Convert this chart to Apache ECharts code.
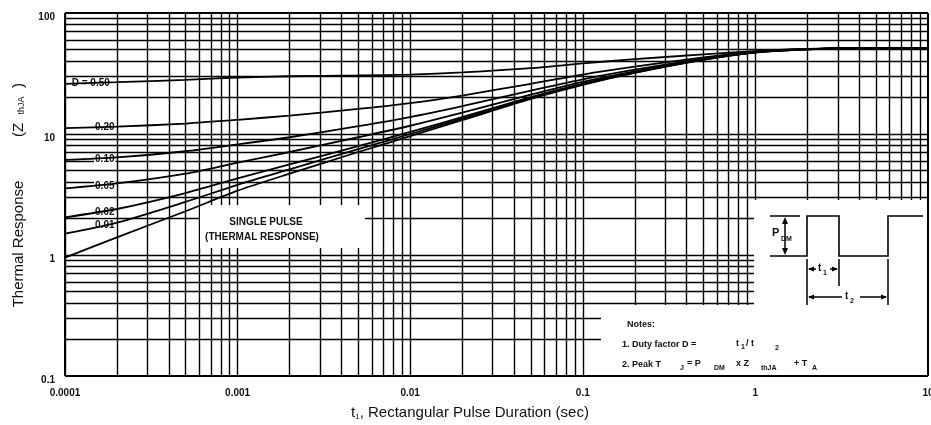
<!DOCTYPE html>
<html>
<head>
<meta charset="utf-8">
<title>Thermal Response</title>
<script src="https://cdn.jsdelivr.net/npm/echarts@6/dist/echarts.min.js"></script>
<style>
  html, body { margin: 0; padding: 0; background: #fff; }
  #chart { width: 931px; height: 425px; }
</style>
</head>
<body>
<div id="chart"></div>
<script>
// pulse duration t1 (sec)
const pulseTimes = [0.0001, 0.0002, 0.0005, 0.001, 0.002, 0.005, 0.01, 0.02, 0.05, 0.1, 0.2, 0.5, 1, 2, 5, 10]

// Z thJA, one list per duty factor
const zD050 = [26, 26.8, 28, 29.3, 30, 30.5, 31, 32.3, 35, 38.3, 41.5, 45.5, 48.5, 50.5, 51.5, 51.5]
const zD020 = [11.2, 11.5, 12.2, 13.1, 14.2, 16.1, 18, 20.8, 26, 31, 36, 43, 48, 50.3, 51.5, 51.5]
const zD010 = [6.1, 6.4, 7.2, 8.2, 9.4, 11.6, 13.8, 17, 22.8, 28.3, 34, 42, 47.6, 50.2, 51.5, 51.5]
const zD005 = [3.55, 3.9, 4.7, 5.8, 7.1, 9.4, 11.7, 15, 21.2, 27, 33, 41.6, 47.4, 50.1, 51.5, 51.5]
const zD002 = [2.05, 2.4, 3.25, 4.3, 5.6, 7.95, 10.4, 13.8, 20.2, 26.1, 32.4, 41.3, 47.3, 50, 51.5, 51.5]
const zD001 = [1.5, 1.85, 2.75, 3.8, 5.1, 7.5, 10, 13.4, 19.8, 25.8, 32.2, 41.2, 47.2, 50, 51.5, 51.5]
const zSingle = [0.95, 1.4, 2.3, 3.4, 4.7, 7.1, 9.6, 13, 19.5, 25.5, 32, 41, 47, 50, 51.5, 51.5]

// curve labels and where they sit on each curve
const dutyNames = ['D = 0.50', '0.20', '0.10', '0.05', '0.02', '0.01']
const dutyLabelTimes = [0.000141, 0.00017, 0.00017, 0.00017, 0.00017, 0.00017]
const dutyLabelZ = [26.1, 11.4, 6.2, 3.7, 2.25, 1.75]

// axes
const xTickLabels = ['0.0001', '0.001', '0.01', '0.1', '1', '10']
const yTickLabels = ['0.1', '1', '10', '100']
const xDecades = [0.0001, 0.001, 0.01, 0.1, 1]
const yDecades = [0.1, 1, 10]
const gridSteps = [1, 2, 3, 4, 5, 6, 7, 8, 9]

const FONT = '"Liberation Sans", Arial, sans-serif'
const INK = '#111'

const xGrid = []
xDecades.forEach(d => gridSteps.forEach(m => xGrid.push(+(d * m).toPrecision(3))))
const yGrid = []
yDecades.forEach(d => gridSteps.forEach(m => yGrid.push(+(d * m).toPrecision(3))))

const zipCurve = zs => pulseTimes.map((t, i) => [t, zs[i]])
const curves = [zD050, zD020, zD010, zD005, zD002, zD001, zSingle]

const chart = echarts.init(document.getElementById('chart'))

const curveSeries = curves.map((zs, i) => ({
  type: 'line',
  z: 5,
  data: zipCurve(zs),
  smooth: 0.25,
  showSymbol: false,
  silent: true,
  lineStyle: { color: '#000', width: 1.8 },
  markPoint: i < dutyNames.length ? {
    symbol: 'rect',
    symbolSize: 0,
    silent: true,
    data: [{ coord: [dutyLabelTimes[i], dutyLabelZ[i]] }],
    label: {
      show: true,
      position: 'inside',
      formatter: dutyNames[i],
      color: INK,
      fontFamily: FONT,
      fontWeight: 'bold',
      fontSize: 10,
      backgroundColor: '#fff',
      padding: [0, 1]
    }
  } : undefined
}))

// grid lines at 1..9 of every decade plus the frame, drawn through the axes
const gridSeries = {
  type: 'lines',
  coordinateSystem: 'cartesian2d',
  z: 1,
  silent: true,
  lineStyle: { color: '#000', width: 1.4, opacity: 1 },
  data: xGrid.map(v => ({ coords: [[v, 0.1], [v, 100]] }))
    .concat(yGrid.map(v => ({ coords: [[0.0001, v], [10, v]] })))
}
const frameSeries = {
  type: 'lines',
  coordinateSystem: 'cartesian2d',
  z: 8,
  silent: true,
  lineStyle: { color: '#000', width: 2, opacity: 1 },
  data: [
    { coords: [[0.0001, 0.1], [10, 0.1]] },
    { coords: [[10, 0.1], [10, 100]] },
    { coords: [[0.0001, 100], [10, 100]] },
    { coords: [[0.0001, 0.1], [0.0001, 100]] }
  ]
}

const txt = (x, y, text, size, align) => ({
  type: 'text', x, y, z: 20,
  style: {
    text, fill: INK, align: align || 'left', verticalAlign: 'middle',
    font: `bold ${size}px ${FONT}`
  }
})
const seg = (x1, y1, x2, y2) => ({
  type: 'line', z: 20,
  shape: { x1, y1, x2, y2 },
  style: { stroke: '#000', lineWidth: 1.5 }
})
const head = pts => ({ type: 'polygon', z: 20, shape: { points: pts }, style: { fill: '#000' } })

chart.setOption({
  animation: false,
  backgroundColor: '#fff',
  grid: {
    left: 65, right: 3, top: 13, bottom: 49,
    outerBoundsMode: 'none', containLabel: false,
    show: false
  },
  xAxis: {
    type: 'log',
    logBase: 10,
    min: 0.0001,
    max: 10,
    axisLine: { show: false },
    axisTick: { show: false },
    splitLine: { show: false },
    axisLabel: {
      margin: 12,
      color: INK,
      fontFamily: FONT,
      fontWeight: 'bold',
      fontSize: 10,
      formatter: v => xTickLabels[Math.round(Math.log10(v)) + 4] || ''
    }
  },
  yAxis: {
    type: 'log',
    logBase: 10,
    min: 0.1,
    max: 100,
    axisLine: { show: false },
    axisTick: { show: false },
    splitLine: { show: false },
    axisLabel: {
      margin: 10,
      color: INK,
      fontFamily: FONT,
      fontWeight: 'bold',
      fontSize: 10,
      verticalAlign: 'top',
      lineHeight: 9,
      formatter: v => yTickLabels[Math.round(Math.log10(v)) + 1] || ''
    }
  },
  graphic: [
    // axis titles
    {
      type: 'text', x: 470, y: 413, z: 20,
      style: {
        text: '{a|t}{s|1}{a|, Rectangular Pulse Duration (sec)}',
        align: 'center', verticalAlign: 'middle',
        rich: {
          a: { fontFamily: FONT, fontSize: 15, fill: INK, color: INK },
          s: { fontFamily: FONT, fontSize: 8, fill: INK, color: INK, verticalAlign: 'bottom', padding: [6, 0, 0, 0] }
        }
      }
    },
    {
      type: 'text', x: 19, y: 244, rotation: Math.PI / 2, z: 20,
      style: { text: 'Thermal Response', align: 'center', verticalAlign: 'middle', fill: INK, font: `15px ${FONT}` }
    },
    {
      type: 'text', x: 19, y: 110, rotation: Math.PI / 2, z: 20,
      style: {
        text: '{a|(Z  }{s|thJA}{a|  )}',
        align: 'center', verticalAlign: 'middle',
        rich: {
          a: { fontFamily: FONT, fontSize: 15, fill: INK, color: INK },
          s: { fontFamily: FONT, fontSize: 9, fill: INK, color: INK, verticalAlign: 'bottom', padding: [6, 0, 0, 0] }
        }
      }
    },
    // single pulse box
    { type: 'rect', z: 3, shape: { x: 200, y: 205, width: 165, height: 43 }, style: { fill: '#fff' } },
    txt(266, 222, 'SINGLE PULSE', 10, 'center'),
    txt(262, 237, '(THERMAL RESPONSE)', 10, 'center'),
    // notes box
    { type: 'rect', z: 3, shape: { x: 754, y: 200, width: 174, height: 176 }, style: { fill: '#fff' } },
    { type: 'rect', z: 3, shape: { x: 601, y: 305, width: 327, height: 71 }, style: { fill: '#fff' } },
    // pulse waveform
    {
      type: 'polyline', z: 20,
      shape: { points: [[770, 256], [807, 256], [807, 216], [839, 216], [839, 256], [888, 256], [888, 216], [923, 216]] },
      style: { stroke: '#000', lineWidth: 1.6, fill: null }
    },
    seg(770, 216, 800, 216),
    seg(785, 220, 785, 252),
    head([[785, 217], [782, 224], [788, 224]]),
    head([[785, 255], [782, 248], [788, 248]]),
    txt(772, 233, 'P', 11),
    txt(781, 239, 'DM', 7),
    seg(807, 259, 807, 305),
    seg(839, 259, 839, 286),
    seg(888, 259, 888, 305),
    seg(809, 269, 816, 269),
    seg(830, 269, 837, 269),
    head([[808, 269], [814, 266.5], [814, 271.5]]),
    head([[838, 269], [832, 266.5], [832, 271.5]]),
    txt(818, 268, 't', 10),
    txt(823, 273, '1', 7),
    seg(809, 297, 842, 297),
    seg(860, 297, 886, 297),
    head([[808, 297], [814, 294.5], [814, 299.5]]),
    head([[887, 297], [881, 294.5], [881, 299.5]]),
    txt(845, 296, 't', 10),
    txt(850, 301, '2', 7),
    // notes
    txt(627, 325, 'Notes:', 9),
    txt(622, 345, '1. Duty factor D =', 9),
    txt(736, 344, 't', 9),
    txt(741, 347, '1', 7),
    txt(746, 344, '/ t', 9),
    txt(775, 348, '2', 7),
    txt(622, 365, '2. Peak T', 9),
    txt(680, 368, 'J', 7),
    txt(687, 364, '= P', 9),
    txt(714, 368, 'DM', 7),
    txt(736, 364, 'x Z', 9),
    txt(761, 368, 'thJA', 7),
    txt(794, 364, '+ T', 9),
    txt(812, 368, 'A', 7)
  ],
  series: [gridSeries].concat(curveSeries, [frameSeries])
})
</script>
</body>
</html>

# # # #

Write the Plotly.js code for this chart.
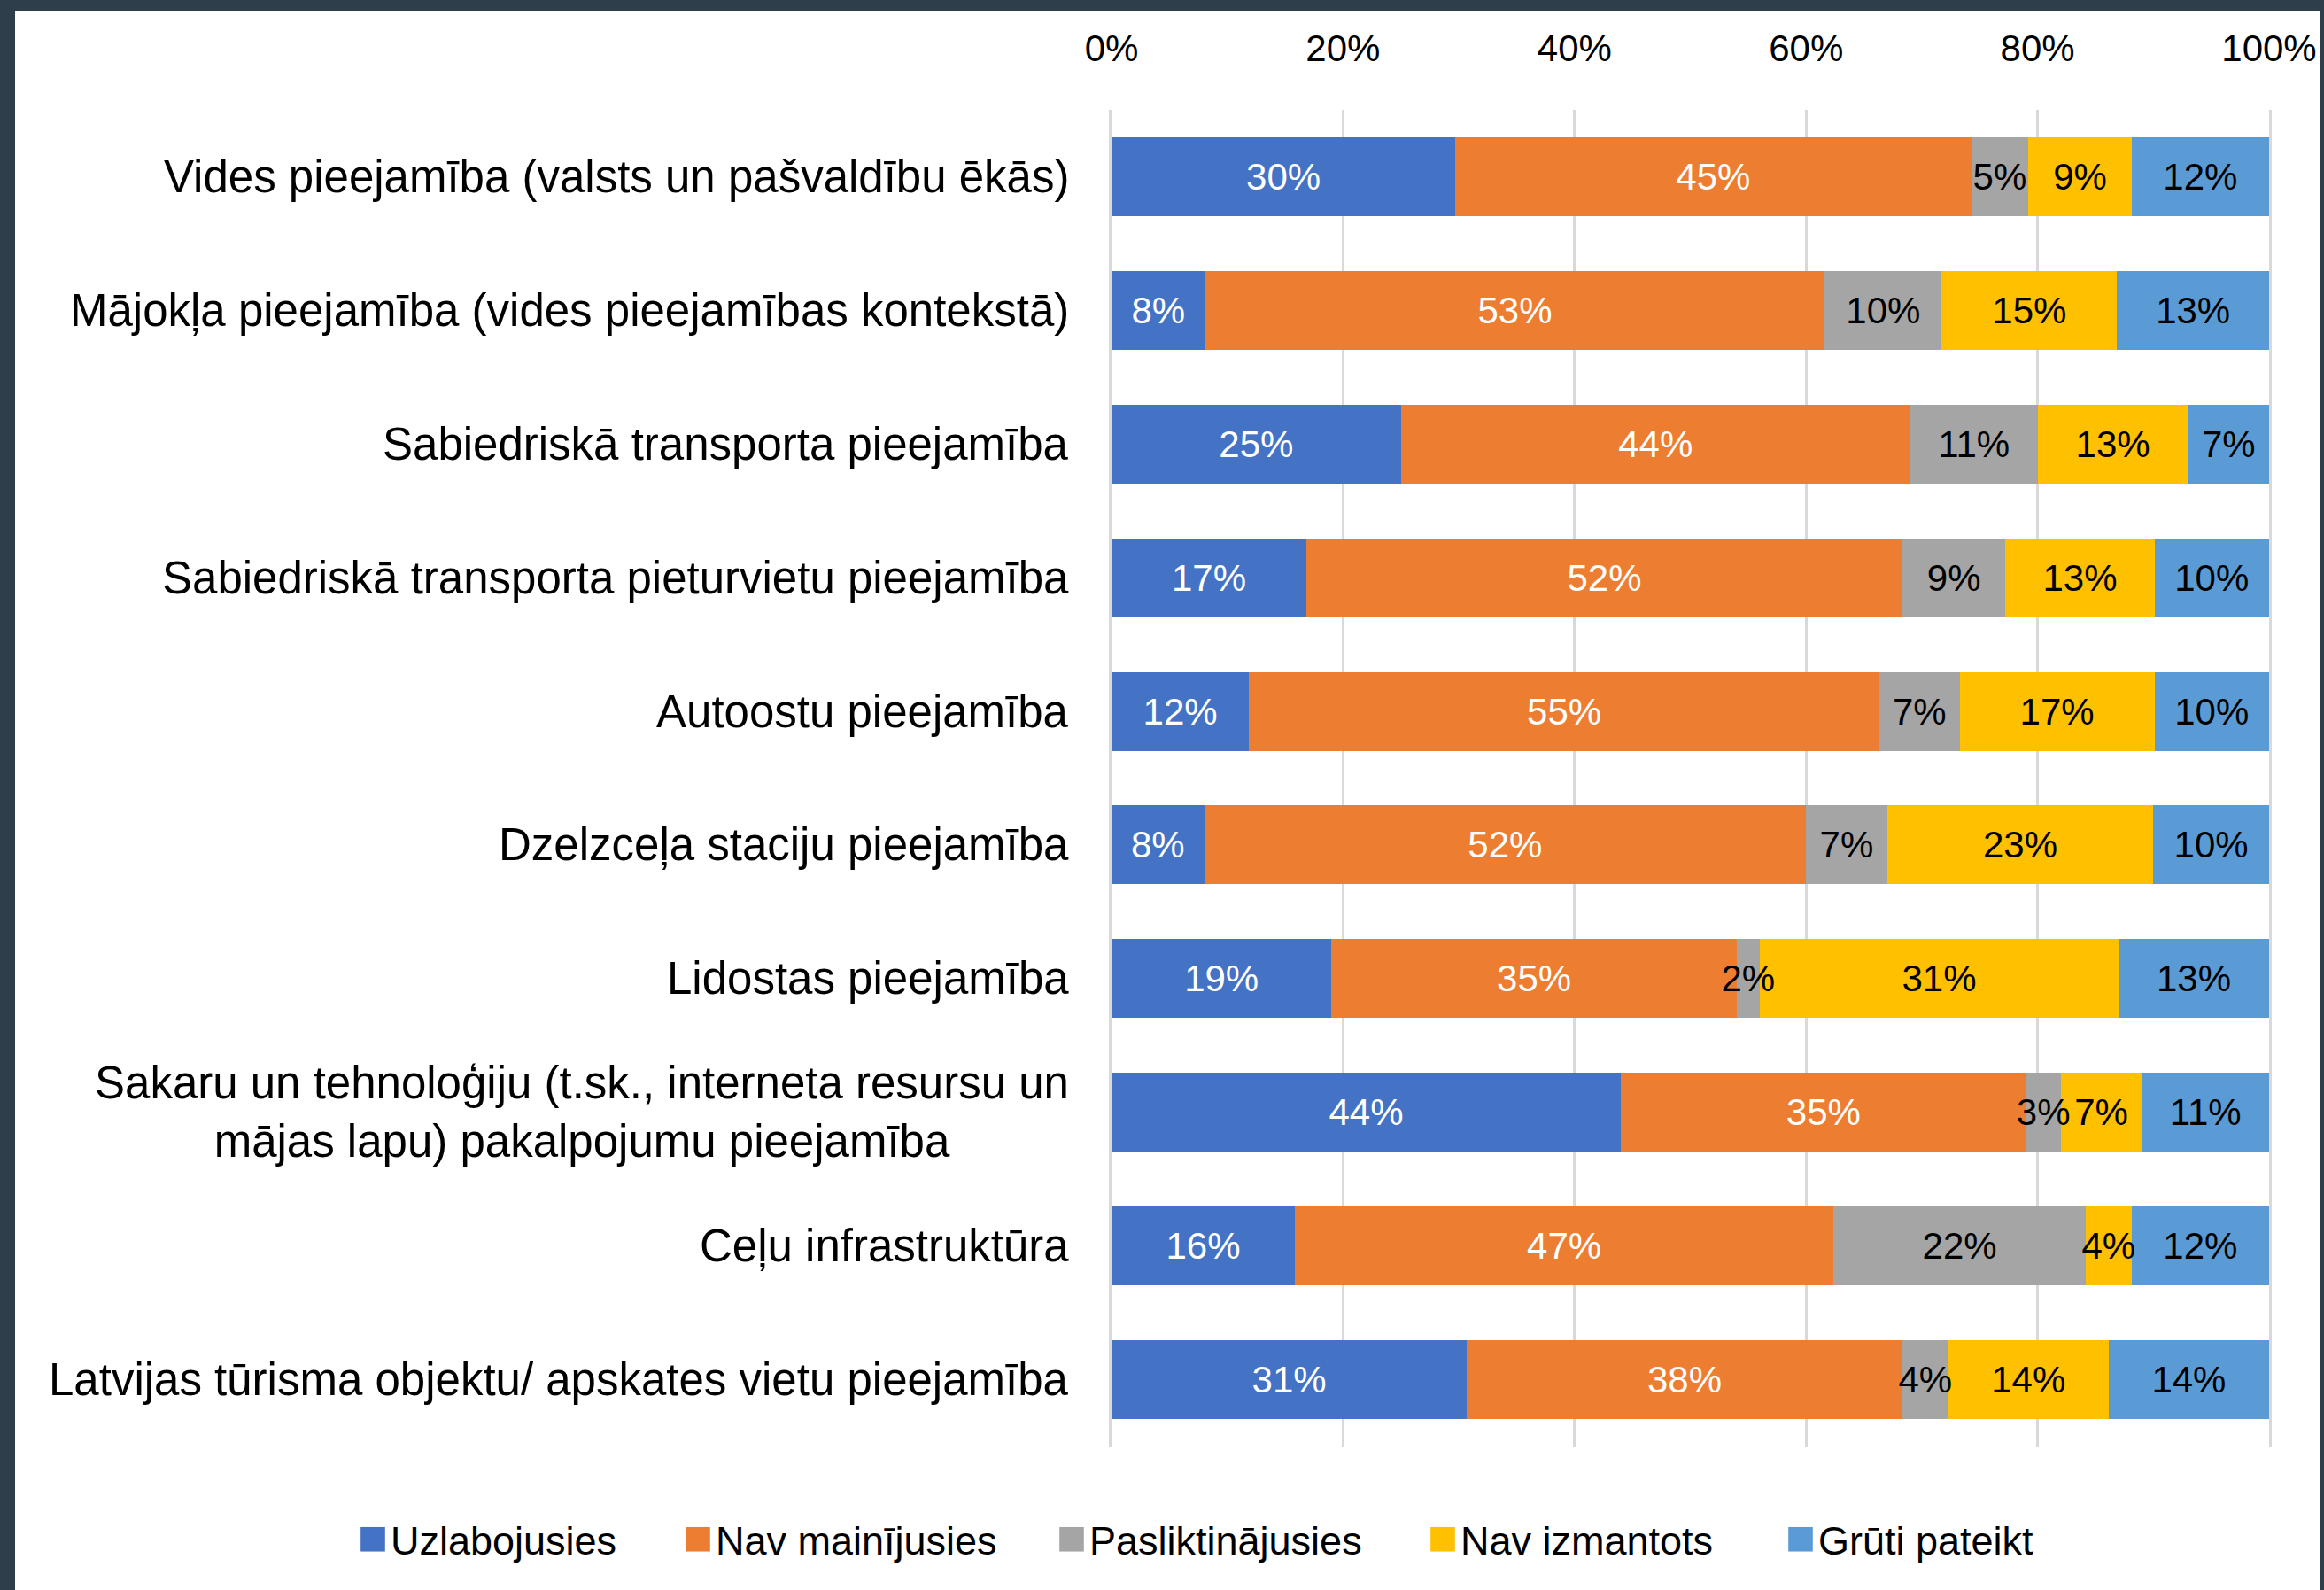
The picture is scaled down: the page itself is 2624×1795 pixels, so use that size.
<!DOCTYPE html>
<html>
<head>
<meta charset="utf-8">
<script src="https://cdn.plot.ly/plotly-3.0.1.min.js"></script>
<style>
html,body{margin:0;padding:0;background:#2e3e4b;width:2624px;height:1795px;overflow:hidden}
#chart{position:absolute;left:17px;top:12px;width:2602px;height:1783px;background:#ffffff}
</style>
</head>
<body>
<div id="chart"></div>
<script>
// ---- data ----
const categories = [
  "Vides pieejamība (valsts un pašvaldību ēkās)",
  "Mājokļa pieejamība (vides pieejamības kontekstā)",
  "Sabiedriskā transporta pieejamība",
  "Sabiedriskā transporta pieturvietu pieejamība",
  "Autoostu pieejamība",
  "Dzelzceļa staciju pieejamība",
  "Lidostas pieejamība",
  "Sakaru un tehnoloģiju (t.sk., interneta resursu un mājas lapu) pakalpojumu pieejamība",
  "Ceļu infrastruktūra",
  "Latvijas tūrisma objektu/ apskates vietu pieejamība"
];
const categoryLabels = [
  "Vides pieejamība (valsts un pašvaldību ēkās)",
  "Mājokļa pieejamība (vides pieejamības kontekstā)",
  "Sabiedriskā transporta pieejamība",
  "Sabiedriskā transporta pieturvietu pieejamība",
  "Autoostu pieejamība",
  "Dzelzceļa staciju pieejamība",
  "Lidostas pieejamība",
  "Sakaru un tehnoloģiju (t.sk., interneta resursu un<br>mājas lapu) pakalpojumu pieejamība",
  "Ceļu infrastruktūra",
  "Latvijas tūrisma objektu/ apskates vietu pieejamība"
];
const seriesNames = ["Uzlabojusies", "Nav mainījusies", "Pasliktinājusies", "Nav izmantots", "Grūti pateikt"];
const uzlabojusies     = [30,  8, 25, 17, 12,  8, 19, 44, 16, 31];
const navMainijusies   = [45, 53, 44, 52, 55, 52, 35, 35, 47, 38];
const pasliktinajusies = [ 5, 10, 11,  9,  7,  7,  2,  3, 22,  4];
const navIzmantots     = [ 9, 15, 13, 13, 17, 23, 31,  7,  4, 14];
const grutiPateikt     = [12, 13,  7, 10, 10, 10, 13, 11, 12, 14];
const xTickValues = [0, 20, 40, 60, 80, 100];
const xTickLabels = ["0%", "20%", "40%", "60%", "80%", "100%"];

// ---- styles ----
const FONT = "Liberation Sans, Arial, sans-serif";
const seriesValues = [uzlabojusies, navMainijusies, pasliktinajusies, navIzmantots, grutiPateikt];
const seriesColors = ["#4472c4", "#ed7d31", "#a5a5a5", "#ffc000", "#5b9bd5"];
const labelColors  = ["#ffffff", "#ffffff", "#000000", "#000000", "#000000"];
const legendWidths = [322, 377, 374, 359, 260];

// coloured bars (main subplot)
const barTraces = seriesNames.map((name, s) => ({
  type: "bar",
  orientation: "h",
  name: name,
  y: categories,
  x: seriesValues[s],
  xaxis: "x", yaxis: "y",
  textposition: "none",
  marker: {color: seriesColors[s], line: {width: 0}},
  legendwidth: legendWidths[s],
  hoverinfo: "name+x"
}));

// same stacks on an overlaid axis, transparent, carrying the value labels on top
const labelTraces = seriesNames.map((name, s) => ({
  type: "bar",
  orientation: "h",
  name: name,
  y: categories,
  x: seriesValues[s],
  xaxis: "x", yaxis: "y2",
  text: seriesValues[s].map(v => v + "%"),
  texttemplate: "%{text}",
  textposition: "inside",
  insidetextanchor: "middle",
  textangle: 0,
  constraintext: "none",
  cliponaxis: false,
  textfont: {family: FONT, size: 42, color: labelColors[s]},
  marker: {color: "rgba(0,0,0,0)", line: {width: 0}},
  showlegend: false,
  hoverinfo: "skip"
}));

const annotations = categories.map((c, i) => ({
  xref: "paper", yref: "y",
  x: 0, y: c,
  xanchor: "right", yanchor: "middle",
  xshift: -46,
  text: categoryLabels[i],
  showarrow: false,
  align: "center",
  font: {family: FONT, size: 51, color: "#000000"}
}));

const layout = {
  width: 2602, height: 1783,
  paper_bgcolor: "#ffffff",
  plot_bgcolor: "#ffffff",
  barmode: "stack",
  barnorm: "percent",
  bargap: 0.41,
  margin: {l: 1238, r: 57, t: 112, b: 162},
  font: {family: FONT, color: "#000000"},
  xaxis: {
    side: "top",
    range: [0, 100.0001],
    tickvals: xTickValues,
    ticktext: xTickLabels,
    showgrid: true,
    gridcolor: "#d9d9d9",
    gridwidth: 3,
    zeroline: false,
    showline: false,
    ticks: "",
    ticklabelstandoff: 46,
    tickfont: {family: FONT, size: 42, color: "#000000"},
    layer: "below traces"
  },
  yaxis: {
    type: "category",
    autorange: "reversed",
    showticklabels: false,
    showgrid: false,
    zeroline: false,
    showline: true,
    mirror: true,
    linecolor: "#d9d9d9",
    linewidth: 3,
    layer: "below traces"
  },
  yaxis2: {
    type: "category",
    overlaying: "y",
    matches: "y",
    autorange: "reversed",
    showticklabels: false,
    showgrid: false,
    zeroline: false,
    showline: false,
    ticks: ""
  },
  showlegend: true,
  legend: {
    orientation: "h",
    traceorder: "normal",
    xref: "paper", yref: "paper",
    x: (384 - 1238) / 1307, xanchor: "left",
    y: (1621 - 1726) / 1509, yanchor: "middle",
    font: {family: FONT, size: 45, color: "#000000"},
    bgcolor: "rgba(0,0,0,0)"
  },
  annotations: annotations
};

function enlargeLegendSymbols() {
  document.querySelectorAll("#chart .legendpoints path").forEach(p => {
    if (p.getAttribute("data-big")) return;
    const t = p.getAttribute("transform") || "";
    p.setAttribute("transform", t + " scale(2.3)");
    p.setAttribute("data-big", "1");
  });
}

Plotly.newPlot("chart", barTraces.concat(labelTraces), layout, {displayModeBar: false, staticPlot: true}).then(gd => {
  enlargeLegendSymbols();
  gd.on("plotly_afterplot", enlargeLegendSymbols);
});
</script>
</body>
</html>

# # # #

### Exercise objective
From the records above, copy only the lines running from the line containing "Convert this chart to Apache ECharts code." to the line containing "1, 2, 5, 10]", both ends included. Leave the pictures out.

### Final result
Convert this chart to Apache ECharts code.
<!DOCTYPE html>
<html>
<head>
<meta charset="utf-8">
<title>Thermal Response</title>
<script src="https://cdn.jsdelivr.net/npm/echarts@6/dist/echarts.min.js"></script>
<style>
  html, body { margin: 0; padding: 0; background: #fff; }
  #chart { width: 931px; height: 425px; }
</style>
</head>
<body>
<div id="chart"></div>
<script>
// pulse duration t1 (sec)
const pulseTimes = [0.0001, 0.0002, 0.0005, 0.001, 0.002, 0.005, 0.01, 0.02, 0.05, 0.1, 0.2, 0.5, 1, 2, 5, 10]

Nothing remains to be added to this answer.